_Written request:_ Write again exactly the lines in the listing below, starting at the line with "Generate a Python" and ending at the line with "fig = go.Figure()", both included. Pictures are not copied.

Items from a data source
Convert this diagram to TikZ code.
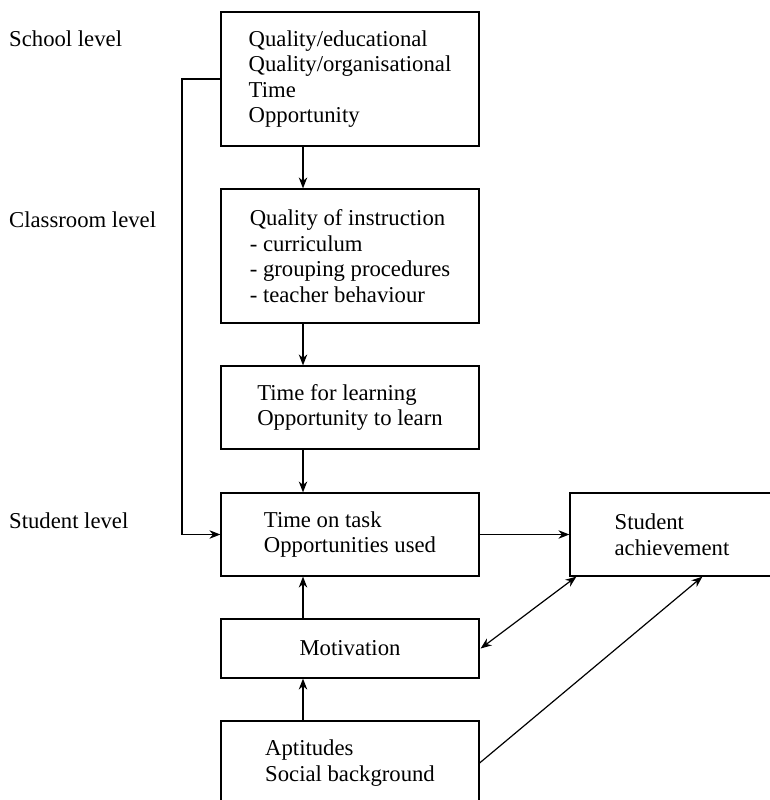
\documentclass[tikz,border=0pt]{standalone}
\usepackage{fontspec}
\setmainfont{Liberation Serif}
\usetikzlibrary{arrows.meta}
\tikzset{
  arr/.tip={Stealth[length=11pt,width=8.5pt]},
  box/.style={draw, line width=1.2pt, align=left, minimum width=258pt, inner sep=0pt},
  lvl/.style={anchor=base west, inner sep=0pt},
  conn/.style={line width=1.2pt, -arr},
  dconn/.style={line width=1.2pt, arr-arr}
}
\begin{document}
\begin{tikzpicture}[x=1pt,y=1pt,font=\fontsize{22.7}{25.5}\selectfont]
\useasboundingbox (0,0) rectangle (770,-800);
% levels
\node[lvl] (lschool) at (9,-47) {School level};
\node[lvl] (lclass) at (9,-227) {Classroom level};
\node[lvl] (lstudent) at (9,-528) {Student level};
% boxes
\node[box, minimum height=134pt] (school) at (350,-79)
  {Quality/educational\\Quality/organisational\\Time\\Opportunity};
\node[box, minimum height=134pt] (class) at (350,-256)
  {Quality of instruction\\- curriculum\\- grouping procedures\\- teacher behaviour};
\node[box, minimum height=83pt] (time) at (350,-407.5)
  {Time for learning\\Opportunity to learn};
\node[box, minimum height=83pt] (student) at (350,-534.5)
  {Time on task\\Opportunities used};
\node[box, minimum height=83pt, minimum width=204pt] (achieve) at (672,-534.5)
  {Student\\achievement};
\node[box, minimum height=59pt] (motiv) at (350,-648.5) {Motivation};
\node[box, minimum height=84pt] (apt) at (350,-763)
  {Aptitudes\\Social background};
% connectors
\coordinate (bend) at (182,-79);
\draw[conn] (school.west) -- (bend) |- (student.west);
\foreach \a/\b in {school/class,class/time,time/student}
  \draw[conn] ([xshift=-47pt]\a.south) -- ([xshift=-47pt]\b.north);
\foreach \a/\b in {apt/motiv,motiv/student}
  \draw[conn] ([xshift=-47pt]\a.north) -- ([xshift=-47pt]\b.south);
\draw[conn] (student.east) -- (achieve.west);
\draw[dconn] ([xshift=1pt]motiv.east) -- ([xshift=7pt]achieve.south west);
\draw[conn] (apt.east) -- ([xshift=133pt]achieve.south west);
\end{tikzpicture}
\end{document}
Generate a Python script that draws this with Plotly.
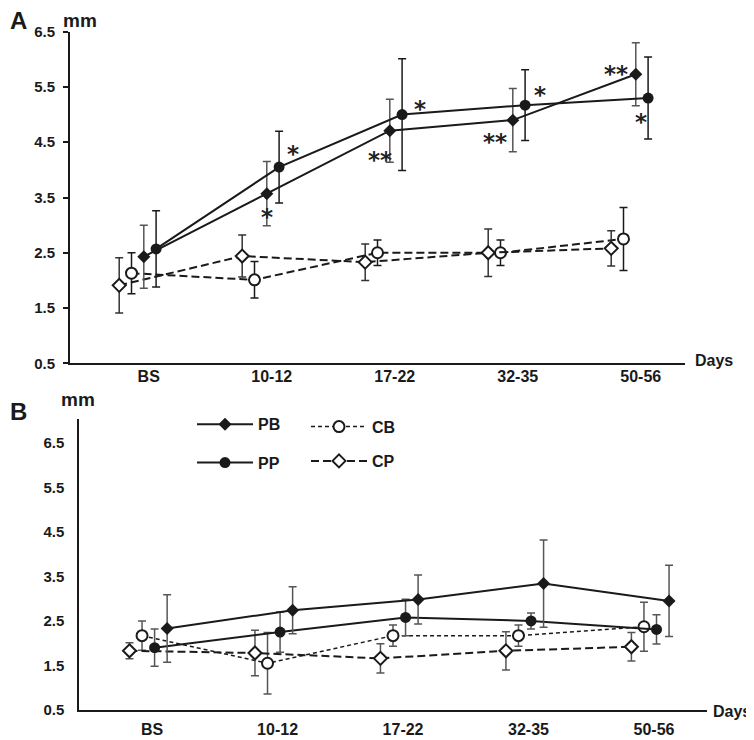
import plotly.graph_objects as go

# categories and tick labels
CATS = ["BS", "10-12", "17-22", "32-35", "50-56"]
Y_TICKS = [0.5, 1.5, 2.5, 3.5, 4.5, 5.5, 6.5]

# panel A (means and SD, mm)
A_PB = [2.43, 3.57, 4.71, 4.90, 5.73]
A_PB_SD = [0.57, 0.58, 0.57, 0.57, 0.57]
A_PP = [2.57, 4.05, 5.00, 5.17, 5.30]
A_PP_SD = [0.69, 0.65, 1.01, 0.64, 0.74]
A_CB = [2.13, 2.01, 2.50, 2.50, 2.75]
A_CB_SD = [0.37, 0.33, 0.23, 0.23, 0.57]
A_CP = [1.91, 2.44, 2.33, 2.50, 2.58]
A_CP_SD = [0.50, 0.38, 0.33, 0.43, 0.32]

# panel B
B_PB = [2.33, 2.74, 2.98, 3.34, 2.95]
B_PB_SD = [0.76, 0.53, 0.55, 0.98, 0.80]
B_PP = [1.90, 2.25, 2.58, 2.50, 2.31]
B_PP_SD = [0.42, 0.45, 0.41, 0.18, 0.33]
B_CB = [2.17, 1.55, 2.17, 2.17, 2.37]
B_CB_SD = [0.33, 0.69, 0.24, 0.24, 0.55]
B_CP = [1.83, 1.78, 1.66, 1.83, 1.92]
B_CP_SD = [0.18, 0.51, 0.33, 0.43, 0.32]

# significance marks in panel A: text, category position, y value
SIG_TEXT = ["*", "*", "**", "*", "**", "*", "**", "*"]
SIG_X = [1.315, 1.10, 2.02, 2.345, 2.955, 3.32, 3.937, 4.14]
SIG_Y = [4.35, 3.21, 4.24, 5.16, 4.55, 5.40, 5.78, 4.92]

FONT = "Liberation Sans, Arial, sans-serif"
INK = "#1a1a1a"
# the page body has an 8px margin, so the figure is a bit smaller than the window
OFF = 8
W, H = 754 - OFF, 740 - OFF


def px(x):
    return (x - OFF) / W


def py(y):
    return 1 - (y - OFF) / H


def _x(offset):
    return [i + offset for i in range(len(CATS))]


def _trace(y, sd, offset, symbol, fill, dash, width, err_color, xa, ya, name=None, legend=None):
    return go.Scatter(
        x=_x(offset), y=y, name=name, mode="lines+markers",
        xaxis=xa, yaxis=ya,
        line=dict(color=INK, width=width, dash=dash),
        marker=dict(symbol=symbol, size=11 if "circle" in symbol else 10, color=fill,
                    line=dict(color=INK, width=2 if fill == "white" else 0)),
        error_y=dict(type="data", array=sd, visible=True, color=err_color, thickness=1.5, width=4),
        showlegend=legend is not None, legend=legend or "legend",
    )


fig = go.Figure()

# panel A: controls first so the filled markers sit on top
fig.add_trace(_trace(A_CB, A_CB_SD, 0.0, "circle", "white", "8px,4px", 2, INK, "x", "y"))
fig.add_trace(_trace(A_CP, A_CP_SD, -0.1, "diamond", "white", "8px,4px", 2, "#333", "x", "y"))
fig.add_trace(_trace(A_PB, A_PB_SD, 0.1, "diamond", INK, "solid", 2, "#555", "x", "y"))
fig.add_trace(_trace(A_PP, A_PP_SD, 0.2, "circle", INK, "solid", 2, INK, "x", "y"))

# panel B, carries the legends
fig.add_trace(_trace(B_CB, B_CB_SD, 0.0, "circle", "white", "4px,3px", 1.5, "#555", "x2", "y2", "CB", "legend3"))
fig.add_trace(_trace(B_CP, B_CP_SD, -0.1, "diamond", "white", "8px,4px", 2, "#555", "x2", "y2", "CP", "legend4"))
fig.add_trace(_trace(B_PP, B_PP_SD, 0.1, "circle", INK, "solid", 2, "#555", "x2", "y2", "PP", "legend2"))
fig.add_trace(_trace(B_PB, B_PB_SD, 0.2, "diamond", INK, "solid", 2, "#555", "x2", "y2", "PB", "legend"))

for t, x, y in zip(SIG_TEXT, SIG_X, SIG_Y):
    fig.add_annotation(x=x, y=y, xref="x", yref="y", text=t, showarrow=False, yshift=-3,
                       font=dict(family="DejaVu Sans", size=23, color="#222", weight="bold"))

bold = dict(family=FONT, color=INK, weight="bold")
# panel letters sit at the left edge of the figure
for txt, y in [("A", 20), ("B", 411)]:
    fig.add_annotation(x=0, y=py(y), xref="paper", yref="paper", text=txt, showarrow=False,
                       xanchor="left", yanchor="middle", font=dict(size=24, **bold))
for txt, x, y, size in [("mm", 80, 20, 19), ("Days", 714, 361, 16),
                        ("mm", 78, 399, 19), ("Days", 732, 711, 16)]:
    fig.add_annotation(x=px(x), y=py(y), xref="paper", yref="paper", text=txt, showarrow=False,
                       xanchor="center", yanchor="middle", font=dict(size=size, **bold))

xcommon = dict(showline=True, linewidth=2, linecolor=INK, showgrid=False, zeroline=False,
               ticks="", tickfont=dict(size=16, **bold), range=[-0.5, 4.5], ticktext=CATS)
ycommon = dict(showline=True, linewidth=2, linecolor=INK, showgrid=False, zeroline=False,
               tickvals=Y_TICKS, ticktext=[f"{v:.1f}" for v in Y_TICKS], tickfont=dict(size=15, **bold))

leg = dict(font=dict(size=16, **bold), bgcolor="rgba(0,0,0,0)", xanchor="left", yanchor="middle",
           itemwidth=56, itemclick=False)

fig.update_layout(
    width=W, height=H, template="none",
    paper_bgcolor="white", plot_bgcolor="white",
    margin=dict(l=0, r=0, t=0, b=0),
    xaxis=dict(domain=[px(70), px(685)], anchor="y", tickvals=[i + 0.14 for i in range(5)],
               ticklabelstandoff=-3, **xcommon),
    yaxis=dict(domain=[py(363.3), py(31.7)], anchor="x", range=[0.5, 6.5],
               ticks="outside", ticklen=5, tickwidth=1.5, tickcolor=INK, ticklabelstandoff=5, **ycommon),
    xaxis2=dict(domain=[px(79.3), px(706.7)], anchor="y2", tickvals=[i + 0.08 for i in range(5)],
                ticklabelstandoff=4, **xcommon),
    yaxis2=dict(domain=[py(710), py(419.3)], anchor="x2", range=[0.5, 7.03],
                ticks="", ticklabelstandoff=10, **ycommon),
    legend=dict(x=px(192), y=py(424.3), **leg),
    legend2=dict(x=px(192), y=py(462.7), **leg),
    legend3=dict(x=px(306), y=py(426.7), **leg),
    legend4=dict(x=px(306), y=py(461), **leg),
)

fig.write_html("out.html")
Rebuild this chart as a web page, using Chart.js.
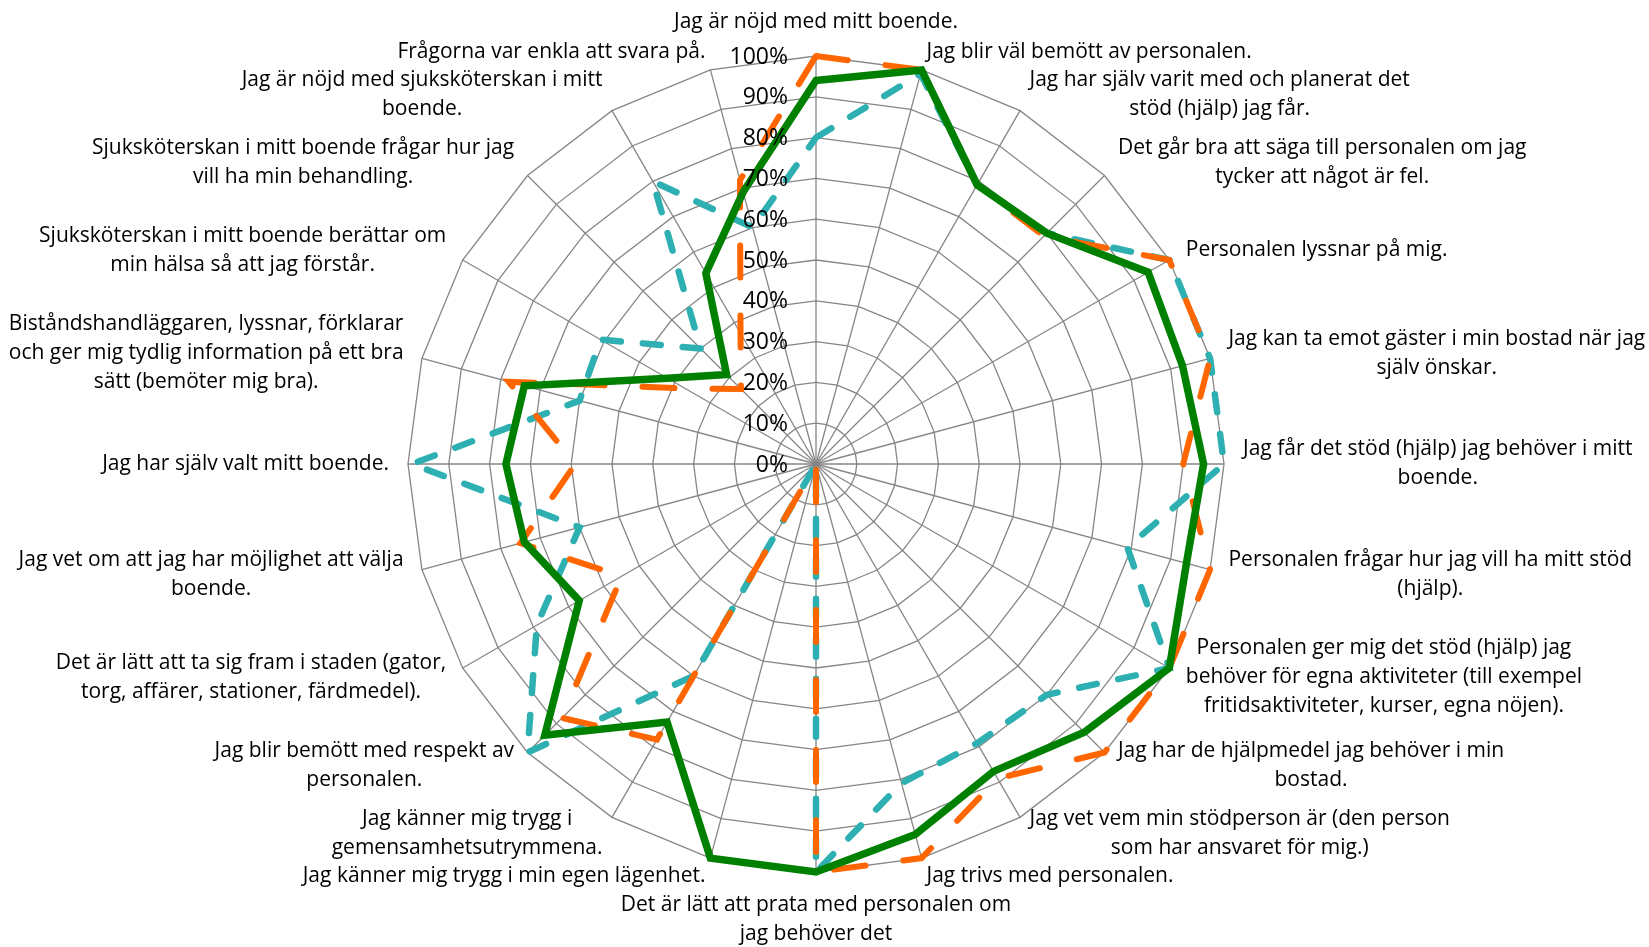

_Answer to the exercise:_
Generate a Python script that draws this with Plotly.
import plotly.graph_objects as go

# categories and tick labels
CATS = ["BS", "10-12", "17-22", "32-35", "50-56"]
Y_TICKS = [0.5, 1.5, 2.5, 3.5, 4.5, 5.5, 6.5]

# panel A (means and SD, mm)
A_PB = [2.43, 3.57, 4.71, 4.90, 5.73]
A_PB_SD = [0.57, 0.58, 0.57, 0.57, 0.57]
A_PP = [2.57, 4.05, 5.00, 5.17, 5.30]
A_PP_SD = [0.69, 0.65, 1.01, 0.64, 0.74]
A_CB = [2.13, 2.01, 2.50, 2.50, 2.75]
A_CB_SD = [0.37, 0.33, 0.23, 0.23, 0.57]
A_CP = [1.91, 2.44, 2.33, 2.50, 2.58]
A_CP_SD = [0.50, 0.38, 0.33, 0.43, 0.32]

# panel B
B_PB = [2.33, 2.74, 2.98, 3.34, 2.95]
B_PB_SD = [0.76, 0.53, 0.55, 0.98, 0.80]
B_PP = [1.90, 2.25, 2.58, 2.50, 2.31]
B_PP_SD = [0.42, 0.45, 0.41, 0.18, 0.33]
B_CB = [2.17, 1.55, 2.17, 2.17, 2.37]
B_CB_SD = [0.33, 0.69, 0.24, 0.24, 0.55]
B_CP = [1.83, 1.78, 1.66, 1.83, 1.92]
B_CP_SD = [0.18, 0.51, 0.33, 0.43, 0.32]

# significance marks in panel A: text, category position, y value
SIG_TEXT = ["*", "*", "**", "*", "**", "*", "**", "*"]
SIG_X = [1.315, 1.10, 2.02, 2.345, 2.955, 3.32, 3.937, 4.14]
SIG_Y = [4.35, 3.21, 4.24, 5.16, 4.55, 5.40, 5.78, 4.92]

FONT = "Liberation Sans, Arial, sans-serif"
INK = "#1a1a1a"
# the page body has an 8px margin, so the figure is a bit smaller than the window
OFF = 8
W, H = 754 - OFF, 740 - OFF


def px(x):
    return (x - OFF) / W


def py(y):
    return 1 - (y - OFF) / H


def _x(offset):
    return [i + offset for i in range(len(CATS))]


def _trace(y, sd, offset, symbol, fill, dash, width, err_color, xa, ya, name=None, legend=None):
    return go.Scatter(
        x=_x(offset), y=y, name=name, mode="lines+markers",
        xaxis=xa, yaxis=ya,
        line=dict(color=INK, width=width, dash=dash),
        marker=dict(symbol=symbol, size=11 if "circle" in symbol else 10, color=fill,
                    line=dict(color=INK, width=2 if fill == "white" else 0)),
        error_y=dict(type="data", array=sd, visible=True, color=err_color, thickness=1.5, width=4),
        showlegend=legend is not None, legend=legend or "legend",
    )


fig = go.Figure()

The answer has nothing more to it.